Reproduce the material below line by line, beginning with its first line and ending with the line that contains "const daysWithoutData = 123;"; leave out pictures.

┄┄┄┄┄┄┄┄┄┄

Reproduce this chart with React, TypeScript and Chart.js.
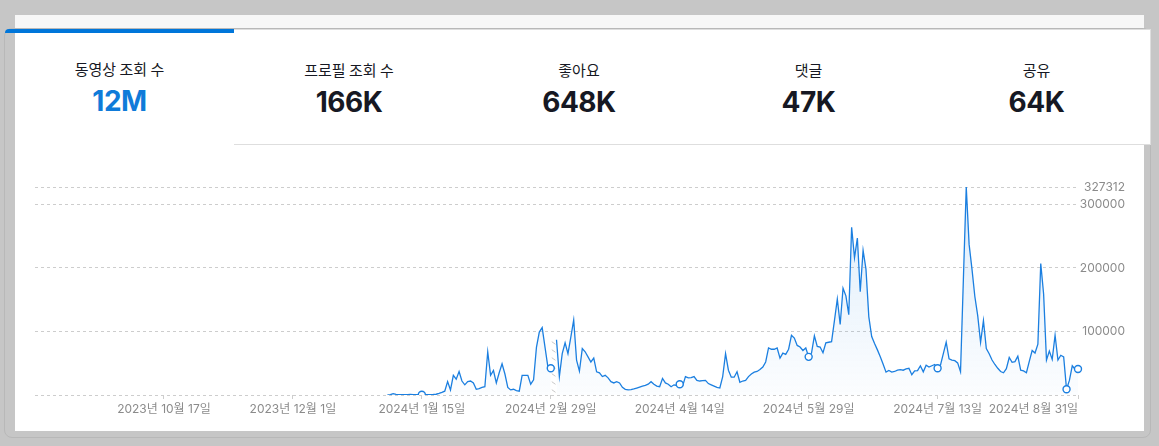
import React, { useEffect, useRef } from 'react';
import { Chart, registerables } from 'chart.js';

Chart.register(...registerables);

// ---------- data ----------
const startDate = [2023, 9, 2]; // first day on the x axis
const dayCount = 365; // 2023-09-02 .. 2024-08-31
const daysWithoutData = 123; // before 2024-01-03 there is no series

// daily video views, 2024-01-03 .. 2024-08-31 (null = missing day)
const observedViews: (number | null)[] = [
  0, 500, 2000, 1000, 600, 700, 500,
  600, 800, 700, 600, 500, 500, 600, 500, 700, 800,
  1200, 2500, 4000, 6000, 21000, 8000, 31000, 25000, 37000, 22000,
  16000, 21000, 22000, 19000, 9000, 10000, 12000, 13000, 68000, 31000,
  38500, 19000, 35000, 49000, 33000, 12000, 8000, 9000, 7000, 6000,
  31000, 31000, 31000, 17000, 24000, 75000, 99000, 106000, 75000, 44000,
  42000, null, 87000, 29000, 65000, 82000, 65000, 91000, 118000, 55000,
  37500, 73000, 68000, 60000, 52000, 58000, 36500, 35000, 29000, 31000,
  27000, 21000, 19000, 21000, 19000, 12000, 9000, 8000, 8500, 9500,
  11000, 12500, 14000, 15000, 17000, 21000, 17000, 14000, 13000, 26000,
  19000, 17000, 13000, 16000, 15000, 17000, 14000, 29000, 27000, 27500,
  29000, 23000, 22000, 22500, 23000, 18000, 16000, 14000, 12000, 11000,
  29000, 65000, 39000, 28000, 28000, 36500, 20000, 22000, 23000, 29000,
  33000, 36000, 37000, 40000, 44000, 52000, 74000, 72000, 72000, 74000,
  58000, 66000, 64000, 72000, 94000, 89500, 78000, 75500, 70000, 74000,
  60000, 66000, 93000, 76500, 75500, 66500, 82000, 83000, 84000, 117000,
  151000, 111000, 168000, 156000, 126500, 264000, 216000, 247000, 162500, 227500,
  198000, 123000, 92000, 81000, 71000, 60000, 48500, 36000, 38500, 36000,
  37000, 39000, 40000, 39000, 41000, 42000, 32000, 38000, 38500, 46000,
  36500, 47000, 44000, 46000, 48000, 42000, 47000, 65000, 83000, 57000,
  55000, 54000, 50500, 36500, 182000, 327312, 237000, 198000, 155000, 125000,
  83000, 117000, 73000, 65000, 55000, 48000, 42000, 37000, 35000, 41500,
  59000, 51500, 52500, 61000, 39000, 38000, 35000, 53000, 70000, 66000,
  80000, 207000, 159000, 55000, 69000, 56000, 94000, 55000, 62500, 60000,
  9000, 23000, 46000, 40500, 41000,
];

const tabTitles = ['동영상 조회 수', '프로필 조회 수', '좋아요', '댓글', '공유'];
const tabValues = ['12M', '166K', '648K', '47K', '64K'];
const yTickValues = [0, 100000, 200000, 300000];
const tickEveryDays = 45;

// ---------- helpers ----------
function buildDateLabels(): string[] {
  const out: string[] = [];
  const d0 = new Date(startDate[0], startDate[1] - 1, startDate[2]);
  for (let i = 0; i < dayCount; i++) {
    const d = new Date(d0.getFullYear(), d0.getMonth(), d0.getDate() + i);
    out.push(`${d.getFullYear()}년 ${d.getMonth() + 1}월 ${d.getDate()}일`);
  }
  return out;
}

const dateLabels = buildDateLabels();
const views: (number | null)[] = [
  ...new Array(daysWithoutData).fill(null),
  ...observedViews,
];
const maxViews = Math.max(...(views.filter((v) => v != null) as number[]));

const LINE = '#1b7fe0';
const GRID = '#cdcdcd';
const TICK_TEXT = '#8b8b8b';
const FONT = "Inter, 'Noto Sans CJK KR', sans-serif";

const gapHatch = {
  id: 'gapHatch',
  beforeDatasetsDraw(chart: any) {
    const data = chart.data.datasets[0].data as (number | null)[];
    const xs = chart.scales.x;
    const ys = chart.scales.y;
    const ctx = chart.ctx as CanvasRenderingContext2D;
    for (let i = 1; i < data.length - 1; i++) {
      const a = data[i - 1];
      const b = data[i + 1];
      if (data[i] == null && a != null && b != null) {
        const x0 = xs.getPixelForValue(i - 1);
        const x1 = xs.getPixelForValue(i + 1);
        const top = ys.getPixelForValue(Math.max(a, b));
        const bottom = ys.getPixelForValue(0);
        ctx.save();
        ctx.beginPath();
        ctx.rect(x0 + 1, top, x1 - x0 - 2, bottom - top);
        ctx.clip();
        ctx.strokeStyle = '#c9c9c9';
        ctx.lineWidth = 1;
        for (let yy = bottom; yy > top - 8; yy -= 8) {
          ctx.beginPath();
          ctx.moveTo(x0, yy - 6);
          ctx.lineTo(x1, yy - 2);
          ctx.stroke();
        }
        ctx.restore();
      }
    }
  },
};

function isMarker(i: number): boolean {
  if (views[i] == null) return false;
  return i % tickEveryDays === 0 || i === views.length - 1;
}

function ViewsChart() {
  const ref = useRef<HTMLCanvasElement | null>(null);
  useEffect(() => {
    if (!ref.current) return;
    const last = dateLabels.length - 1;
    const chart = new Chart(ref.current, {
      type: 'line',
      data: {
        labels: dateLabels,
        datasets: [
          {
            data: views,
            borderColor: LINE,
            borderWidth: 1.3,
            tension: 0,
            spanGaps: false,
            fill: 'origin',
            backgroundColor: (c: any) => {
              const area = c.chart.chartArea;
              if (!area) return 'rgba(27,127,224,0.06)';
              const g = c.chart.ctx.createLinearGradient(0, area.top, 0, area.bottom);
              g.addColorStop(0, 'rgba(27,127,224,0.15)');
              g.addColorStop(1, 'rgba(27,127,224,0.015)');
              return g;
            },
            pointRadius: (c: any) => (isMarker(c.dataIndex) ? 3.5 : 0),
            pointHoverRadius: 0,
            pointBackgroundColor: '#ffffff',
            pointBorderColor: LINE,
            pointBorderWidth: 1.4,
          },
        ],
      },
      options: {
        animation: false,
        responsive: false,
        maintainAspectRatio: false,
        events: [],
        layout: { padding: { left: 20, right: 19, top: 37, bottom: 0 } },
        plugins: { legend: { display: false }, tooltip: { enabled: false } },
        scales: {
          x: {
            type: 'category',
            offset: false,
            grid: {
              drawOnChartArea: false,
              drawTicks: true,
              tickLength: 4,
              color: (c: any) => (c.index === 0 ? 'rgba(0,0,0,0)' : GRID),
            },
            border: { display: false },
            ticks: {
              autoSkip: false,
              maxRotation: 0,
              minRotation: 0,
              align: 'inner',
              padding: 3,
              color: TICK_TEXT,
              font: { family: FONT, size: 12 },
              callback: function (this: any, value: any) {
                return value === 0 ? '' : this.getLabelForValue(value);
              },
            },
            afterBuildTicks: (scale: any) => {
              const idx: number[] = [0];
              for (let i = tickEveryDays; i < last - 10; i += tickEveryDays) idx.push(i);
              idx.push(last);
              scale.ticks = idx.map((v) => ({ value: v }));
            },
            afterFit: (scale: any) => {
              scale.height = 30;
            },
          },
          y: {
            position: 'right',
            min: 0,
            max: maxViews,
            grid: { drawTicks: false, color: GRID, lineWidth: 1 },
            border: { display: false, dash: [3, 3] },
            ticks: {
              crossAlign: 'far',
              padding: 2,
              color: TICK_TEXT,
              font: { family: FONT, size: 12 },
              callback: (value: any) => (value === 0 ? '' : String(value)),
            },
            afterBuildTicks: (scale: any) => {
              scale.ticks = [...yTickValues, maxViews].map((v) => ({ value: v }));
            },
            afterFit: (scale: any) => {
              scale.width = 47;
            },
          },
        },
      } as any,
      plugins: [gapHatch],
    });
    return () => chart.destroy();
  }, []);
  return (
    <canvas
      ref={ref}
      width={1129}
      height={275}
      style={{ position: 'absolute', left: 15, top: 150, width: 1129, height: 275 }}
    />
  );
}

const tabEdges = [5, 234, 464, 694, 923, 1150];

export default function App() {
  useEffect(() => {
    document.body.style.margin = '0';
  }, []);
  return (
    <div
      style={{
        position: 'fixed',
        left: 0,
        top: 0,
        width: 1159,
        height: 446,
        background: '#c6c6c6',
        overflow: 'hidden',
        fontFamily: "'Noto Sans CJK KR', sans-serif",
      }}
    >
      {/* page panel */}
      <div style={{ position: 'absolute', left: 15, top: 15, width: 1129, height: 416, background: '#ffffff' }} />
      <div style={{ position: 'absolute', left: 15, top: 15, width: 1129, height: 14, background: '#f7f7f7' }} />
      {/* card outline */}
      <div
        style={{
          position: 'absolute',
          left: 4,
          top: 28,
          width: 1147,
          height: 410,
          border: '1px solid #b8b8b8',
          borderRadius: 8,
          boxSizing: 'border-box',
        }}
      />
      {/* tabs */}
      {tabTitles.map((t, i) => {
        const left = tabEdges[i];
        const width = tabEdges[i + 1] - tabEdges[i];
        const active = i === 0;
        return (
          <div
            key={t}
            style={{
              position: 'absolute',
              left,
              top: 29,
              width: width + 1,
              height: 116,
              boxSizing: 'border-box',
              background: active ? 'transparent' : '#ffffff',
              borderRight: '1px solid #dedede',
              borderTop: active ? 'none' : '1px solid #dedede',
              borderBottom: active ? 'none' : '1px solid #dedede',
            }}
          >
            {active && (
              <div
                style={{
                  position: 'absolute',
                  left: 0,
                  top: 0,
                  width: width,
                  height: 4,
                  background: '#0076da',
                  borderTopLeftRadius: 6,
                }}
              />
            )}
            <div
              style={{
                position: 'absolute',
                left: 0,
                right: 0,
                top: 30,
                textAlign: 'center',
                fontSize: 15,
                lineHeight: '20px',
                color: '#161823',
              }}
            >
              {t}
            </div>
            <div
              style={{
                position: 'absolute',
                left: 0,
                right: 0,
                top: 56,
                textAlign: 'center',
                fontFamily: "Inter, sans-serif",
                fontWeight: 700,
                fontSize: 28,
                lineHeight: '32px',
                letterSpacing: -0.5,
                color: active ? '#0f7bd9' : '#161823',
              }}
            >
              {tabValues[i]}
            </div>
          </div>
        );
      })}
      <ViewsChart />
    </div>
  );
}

┄┄┄┄┄┄┄┄┄┄

OUTPUT BELOW =>
Reproduce this chart with React, TypeScript and Chart.js.
import React, { useEffect, useRef } from 'react';
import { Chart, registerables } from 'chart.js';

Chart.register(...registerables);

// ---------- data ----------
const startDate = [2023, 9, 2]; // first day on the x axis
const dayCount = 365; // 2023-09-02 .. 2024-08-31
const daysWithoutData = 123; // before 2024-01-03 there is no series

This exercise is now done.